● EXTRACTED ENTRIES:
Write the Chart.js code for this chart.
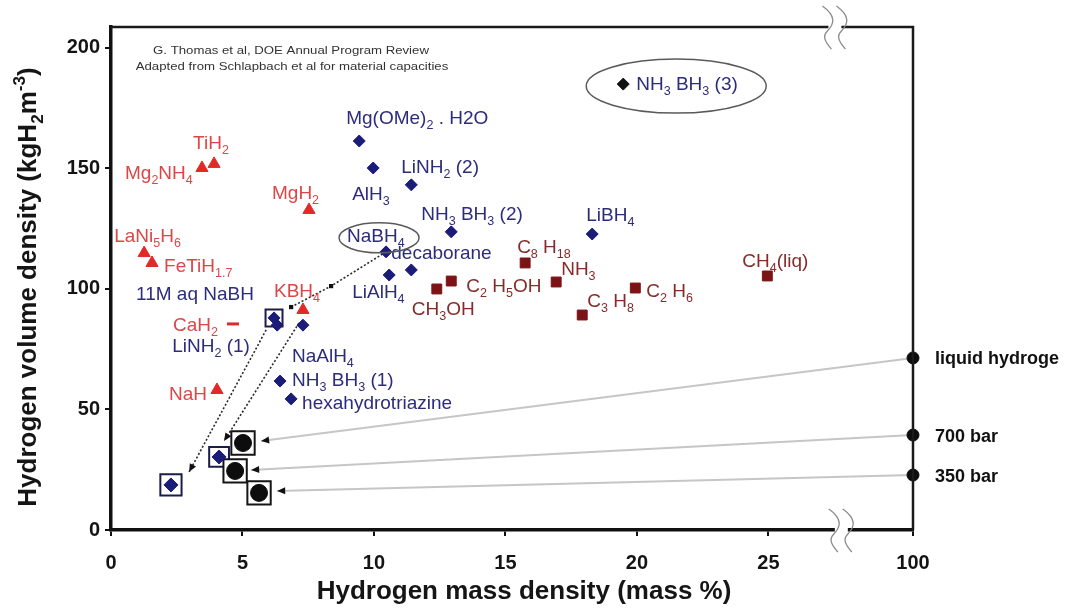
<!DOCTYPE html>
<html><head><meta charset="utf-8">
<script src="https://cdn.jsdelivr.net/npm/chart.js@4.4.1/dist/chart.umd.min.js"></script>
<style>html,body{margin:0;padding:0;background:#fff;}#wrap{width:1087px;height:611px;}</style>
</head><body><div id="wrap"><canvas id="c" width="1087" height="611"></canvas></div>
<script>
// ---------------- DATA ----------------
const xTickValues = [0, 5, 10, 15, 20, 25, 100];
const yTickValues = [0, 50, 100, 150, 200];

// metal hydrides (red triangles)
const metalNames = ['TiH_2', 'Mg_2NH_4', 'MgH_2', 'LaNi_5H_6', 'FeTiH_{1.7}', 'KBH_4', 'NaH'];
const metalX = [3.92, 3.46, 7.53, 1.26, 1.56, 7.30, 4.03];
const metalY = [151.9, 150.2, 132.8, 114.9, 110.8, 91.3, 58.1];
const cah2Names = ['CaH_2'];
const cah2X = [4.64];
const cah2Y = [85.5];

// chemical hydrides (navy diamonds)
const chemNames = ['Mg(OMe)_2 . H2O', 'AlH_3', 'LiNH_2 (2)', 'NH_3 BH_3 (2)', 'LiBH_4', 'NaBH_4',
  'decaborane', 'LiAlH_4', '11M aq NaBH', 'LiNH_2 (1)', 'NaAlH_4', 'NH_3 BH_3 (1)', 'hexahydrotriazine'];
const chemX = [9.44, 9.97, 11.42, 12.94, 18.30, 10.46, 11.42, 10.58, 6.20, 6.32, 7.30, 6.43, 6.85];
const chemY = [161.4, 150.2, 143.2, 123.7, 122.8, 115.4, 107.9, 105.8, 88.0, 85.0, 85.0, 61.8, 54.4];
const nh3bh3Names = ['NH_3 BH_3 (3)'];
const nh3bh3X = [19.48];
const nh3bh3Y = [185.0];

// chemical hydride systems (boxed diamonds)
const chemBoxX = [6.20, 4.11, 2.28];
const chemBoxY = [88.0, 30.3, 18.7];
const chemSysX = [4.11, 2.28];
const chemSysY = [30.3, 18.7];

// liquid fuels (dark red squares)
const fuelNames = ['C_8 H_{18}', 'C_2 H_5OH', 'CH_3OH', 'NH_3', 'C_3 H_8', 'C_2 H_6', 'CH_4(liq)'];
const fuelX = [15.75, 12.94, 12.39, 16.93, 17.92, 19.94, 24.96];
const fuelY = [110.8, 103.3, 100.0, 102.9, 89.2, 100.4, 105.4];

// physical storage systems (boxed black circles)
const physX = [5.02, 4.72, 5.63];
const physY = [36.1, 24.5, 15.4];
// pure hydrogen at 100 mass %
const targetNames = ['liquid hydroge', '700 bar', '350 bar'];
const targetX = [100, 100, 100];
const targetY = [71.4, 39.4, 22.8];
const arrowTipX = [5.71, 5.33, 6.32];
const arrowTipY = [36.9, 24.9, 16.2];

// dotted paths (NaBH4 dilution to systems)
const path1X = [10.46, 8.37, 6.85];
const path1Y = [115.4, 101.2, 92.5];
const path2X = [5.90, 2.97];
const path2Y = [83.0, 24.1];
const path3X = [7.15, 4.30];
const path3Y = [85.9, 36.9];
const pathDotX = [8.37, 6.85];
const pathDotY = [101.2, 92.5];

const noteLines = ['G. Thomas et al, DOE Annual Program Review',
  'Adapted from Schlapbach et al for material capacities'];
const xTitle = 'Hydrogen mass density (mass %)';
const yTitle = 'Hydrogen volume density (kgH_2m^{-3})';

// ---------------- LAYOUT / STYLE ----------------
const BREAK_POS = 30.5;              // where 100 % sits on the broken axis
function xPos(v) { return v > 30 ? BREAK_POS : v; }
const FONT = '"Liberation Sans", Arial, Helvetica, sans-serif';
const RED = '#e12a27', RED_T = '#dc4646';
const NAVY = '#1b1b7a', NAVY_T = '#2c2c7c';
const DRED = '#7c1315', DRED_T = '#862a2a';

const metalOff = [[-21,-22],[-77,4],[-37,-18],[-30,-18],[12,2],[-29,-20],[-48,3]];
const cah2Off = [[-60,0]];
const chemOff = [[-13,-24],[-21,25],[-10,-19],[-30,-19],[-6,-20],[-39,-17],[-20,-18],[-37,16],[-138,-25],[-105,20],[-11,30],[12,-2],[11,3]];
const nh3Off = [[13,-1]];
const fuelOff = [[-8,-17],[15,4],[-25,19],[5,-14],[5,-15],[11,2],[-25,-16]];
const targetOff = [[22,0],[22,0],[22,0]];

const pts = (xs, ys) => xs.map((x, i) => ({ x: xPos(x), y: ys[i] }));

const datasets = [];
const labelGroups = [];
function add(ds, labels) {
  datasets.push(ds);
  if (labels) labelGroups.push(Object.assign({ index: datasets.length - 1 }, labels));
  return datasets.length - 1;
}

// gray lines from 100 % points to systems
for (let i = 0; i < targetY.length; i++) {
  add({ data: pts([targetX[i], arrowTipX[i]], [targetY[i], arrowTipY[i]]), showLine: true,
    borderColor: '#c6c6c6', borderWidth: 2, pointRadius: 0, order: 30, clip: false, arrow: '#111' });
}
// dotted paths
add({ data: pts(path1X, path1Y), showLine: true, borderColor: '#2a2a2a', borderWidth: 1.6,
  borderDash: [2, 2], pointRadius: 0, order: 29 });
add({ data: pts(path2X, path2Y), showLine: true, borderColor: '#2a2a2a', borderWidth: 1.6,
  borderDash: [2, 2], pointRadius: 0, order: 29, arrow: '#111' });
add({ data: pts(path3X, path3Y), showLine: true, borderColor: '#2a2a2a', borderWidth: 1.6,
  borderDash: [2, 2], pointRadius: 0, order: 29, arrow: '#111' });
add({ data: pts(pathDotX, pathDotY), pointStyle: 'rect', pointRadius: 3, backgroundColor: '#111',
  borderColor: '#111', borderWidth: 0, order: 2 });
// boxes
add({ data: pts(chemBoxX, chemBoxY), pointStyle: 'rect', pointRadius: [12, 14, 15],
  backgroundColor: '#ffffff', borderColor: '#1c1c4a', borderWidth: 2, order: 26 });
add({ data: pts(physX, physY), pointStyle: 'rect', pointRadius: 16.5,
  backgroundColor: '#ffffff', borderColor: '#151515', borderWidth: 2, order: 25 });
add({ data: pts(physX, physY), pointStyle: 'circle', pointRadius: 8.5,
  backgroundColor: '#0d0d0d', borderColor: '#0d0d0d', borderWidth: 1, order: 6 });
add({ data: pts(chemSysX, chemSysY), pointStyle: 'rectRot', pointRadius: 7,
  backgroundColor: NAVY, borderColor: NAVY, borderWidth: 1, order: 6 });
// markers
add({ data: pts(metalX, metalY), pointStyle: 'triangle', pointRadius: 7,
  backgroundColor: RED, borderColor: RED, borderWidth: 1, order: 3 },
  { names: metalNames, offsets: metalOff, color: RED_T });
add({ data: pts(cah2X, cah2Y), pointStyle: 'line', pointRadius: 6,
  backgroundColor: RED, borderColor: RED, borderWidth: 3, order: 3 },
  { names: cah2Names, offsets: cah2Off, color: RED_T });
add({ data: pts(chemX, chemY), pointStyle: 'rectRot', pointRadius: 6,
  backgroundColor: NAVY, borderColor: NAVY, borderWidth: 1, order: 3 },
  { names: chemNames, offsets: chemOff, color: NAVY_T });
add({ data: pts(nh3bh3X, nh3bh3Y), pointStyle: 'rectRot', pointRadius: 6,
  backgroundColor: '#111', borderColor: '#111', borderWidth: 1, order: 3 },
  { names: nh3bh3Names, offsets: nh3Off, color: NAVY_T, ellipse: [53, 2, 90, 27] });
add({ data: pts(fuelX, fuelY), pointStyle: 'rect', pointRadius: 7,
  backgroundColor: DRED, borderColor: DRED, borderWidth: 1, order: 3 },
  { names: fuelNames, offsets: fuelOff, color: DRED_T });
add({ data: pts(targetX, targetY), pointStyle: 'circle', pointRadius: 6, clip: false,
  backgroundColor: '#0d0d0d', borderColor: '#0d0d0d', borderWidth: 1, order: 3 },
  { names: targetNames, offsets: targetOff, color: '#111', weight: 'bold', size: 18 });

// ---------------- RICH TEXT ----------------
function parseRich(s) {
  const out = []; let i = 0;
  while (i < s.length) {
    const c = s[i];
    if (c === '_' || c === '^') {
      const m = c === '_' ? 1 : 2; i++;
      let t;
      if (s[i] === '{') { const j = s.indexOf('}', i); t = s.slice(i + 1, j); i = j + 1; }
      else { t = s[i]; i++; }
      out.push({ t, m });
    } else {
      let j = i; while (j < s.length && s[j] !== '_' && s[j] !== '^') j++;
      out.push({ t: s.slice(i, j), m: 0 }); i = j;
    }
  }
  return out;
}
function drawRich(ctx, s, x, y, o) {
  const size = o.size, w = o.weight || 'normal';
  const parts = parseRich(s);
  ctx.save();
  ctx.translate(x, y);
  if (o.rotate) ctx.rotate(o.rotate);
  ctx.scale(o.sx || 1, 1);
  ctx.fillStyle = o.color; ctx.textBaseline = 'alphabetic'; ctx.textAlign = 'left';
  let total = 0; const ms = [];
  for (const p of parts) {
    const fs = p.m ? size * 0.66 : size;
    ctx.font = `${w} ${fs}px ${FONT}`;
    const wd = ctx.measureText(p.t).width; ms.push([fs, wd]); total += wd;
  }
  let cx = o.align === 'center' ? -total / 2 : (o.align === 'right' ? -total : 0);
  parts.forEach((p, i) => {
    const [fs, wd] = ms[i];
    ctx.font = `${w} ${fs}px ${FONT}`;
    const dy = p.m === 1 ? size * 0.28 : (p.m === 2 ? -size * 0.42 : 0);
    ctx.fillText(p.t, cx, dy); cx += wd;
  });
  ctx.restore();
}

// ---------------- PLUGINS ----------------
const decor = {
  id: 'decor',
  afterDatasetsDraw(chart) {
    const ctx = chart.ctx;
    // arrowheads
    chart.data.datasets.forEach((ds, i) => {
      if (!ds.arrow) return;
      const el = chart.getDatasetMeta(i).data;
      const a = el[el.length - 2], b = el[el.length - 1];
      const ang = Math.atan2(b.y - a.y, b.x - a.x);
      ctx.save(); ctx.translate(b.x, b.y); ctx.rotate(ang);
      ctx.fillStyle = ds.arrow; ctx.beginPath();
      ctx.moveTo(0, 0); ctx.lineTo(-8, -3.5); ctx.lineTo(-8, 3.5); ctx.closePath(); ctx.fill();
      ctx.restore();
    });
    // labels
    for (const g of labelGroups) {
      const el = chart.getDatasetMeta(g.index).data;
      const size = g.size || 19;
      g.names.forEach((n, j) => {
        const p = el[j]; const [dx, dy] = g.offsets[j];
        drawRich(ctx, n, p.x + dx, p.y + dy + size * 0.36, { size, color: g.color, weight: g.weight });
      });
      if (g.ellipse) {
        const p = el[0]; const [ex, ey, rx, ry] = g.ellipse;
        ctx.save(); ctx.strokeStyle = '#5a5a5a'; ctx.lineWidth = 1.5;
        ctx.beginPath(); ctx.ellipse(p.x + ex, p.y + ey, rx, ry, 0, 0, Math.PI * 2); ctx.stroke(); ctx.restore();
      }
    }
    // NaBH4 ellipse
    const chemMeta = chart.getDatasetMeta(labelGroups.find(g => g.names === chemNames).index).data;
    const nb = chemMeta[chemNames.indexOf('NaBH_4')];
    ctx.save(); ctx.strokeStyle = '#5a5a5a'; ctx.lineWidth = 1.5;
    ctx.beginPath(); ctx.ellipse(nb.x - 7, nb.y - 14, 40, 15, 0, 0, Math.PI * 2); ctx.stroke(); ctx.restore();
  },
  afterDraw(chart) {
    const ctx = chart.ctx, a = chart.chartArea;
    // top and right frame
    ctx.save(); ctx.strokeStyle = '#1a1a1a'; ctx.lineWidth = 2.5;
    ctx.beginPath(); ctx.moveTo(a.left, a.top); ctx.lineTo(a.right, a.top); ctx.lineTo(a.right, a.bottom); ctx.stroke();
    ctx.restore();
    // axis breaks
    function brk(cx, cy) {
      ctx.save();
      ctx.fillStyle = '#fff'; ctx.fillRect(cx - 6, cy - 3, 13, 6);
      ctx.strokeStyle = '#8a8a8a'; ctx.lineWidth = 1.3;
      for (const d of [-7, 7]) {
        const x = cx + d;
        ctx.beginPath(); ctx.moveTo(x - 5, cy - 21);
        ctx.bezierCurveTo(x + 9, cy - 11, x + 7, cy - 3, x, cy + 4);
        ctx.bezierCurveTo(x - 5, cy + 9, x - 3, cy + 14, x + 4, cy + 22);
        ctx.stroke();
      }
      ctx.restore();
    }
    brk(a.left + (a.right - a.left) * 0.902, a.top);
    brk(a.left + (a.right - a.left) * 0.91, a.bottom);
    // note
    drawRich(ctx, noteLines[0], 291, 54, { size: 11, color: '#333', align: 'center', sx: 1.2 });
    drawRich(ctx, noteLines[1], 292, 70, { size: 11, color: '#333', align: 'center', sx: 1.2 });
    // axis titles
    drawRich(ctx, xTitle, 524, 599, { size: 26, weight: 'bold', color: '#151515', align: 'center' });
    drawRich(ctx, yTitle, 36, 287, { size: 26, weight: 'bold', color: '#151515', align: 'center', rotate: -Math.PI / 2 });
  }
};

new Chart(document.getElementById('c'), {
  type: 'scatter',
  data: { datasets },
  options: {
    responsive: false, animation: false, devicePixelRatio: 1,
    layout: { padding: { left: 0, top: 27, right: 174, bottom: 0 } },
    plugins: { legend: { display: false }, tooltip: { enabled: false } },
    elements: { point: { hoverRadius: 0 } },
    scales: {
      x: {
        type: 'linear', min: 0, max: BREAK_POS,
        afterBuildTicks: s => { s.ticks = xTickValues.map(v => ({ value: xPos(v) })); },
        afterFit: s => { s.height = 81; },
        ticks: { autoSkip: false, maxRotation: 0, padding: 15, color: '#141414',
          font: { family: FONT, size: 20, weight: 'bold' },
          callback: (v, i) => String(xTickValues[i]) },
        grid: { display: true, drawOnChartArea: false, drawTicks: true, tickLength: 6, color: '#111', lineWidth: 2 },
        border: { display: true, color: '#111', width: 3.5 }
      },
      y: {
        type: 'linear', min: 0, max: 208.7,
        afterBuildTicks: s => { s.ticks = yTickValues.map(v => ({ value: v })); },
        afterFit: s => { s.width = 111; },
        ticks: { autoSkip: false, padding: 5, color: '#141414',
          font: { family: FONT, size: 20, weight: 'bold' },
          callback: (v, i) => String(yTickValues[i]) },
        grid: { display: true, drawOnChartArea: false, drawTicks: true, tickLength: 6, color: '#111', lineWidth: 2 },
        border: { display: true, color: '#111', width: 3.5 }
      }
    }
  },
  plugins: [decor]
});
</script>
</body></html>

* * *

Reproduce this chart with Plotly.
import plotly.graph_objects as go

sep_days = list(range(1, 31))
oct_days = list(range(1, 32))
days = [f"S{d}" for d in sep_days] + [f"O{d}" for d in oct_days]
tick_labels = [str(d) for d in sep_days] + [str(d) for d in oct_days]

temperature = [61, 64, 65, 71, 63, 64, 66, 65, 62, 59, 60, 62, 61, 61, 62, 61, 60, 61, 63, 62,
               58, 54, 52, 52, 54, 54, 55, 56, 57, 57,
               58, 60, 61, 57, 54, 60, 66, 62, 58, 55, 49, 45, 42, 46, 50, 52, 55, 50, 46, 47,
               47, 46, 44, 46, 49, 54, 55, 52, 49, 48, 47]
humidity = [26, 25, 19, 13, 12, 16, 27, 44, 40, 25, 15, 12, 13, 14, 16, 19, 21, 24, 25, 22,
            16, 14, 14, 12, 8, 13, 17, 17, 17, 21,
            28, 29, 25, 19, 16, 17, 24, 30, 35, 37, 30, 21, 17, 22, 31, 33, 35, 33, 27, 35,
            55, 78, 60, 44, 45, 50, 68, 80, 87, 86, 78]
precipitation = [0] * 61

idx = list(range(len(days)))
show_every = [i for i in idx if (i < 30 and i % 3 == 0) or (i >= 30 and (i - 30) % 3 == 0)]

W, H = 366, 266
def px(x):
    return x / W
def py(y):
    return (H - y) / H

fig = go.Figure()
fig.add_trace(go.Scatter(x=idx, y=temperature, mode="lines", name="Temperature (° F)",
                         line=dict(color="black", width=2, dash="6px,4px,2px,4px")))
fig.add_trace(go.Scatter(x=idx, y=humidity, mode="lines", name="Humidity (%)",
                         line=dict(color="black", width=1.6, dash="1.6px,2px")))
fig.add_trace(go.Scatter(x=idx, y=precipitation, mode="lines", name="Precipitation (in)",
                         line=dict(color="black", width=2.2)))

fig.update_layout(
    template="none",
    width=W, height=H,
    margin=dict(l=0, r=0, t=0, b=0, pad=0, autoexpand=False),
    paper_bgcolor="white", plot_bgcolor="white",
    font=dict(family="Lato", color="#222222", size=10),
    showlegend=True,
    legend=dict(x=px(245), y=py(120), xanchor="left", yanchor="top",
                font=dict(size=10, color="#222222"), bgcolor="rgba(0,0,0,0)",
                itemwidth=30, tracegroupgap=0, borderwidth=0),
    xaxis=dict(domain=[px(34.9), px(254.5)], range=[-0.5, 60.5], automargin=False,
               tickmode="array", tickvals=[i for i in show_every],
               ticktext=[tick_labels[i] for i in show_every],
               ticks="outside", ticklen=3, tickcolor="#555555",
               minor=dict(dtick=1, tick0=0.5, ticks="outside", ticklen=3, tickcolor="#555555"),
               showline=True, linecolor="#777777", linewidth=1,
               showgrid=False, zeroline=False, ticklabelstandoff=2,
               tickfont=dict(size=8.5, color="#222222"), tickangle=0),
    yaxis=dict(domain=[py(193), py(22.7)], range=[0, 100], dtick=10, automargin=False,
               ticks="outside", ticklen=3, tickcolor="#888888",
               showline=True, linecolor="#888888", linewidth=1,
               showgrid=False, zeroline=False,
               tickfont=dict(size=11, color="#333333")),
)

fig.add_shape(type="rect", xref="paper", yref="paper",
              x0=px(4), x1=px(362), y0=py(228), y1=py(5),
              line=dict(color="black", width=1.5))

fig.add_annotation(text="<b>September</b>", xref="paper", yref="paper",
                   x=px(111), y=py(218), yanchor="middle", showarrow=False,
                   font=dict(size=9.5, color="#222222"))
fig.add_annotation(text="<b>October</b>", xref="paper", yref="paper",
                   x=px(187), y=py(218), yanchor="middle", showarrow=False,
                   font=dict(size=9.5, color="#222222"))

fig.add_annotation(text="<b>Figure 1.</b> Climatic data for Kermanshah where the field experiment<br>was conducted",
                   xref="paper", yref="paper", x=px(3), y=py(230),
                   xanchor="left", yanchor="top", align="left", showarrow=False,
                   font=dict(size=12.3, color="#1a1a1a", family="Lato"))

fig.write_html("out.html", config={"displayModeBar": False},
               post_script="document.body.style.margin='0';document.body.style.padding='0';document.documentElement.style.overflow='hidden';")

● WHAT THE TASK ASKS:
Copy out each line of the listing that holds "this".

● EXERCISE RESULT:
Write the Chart.js code for this chart.
Reproduce this chart with Plotly.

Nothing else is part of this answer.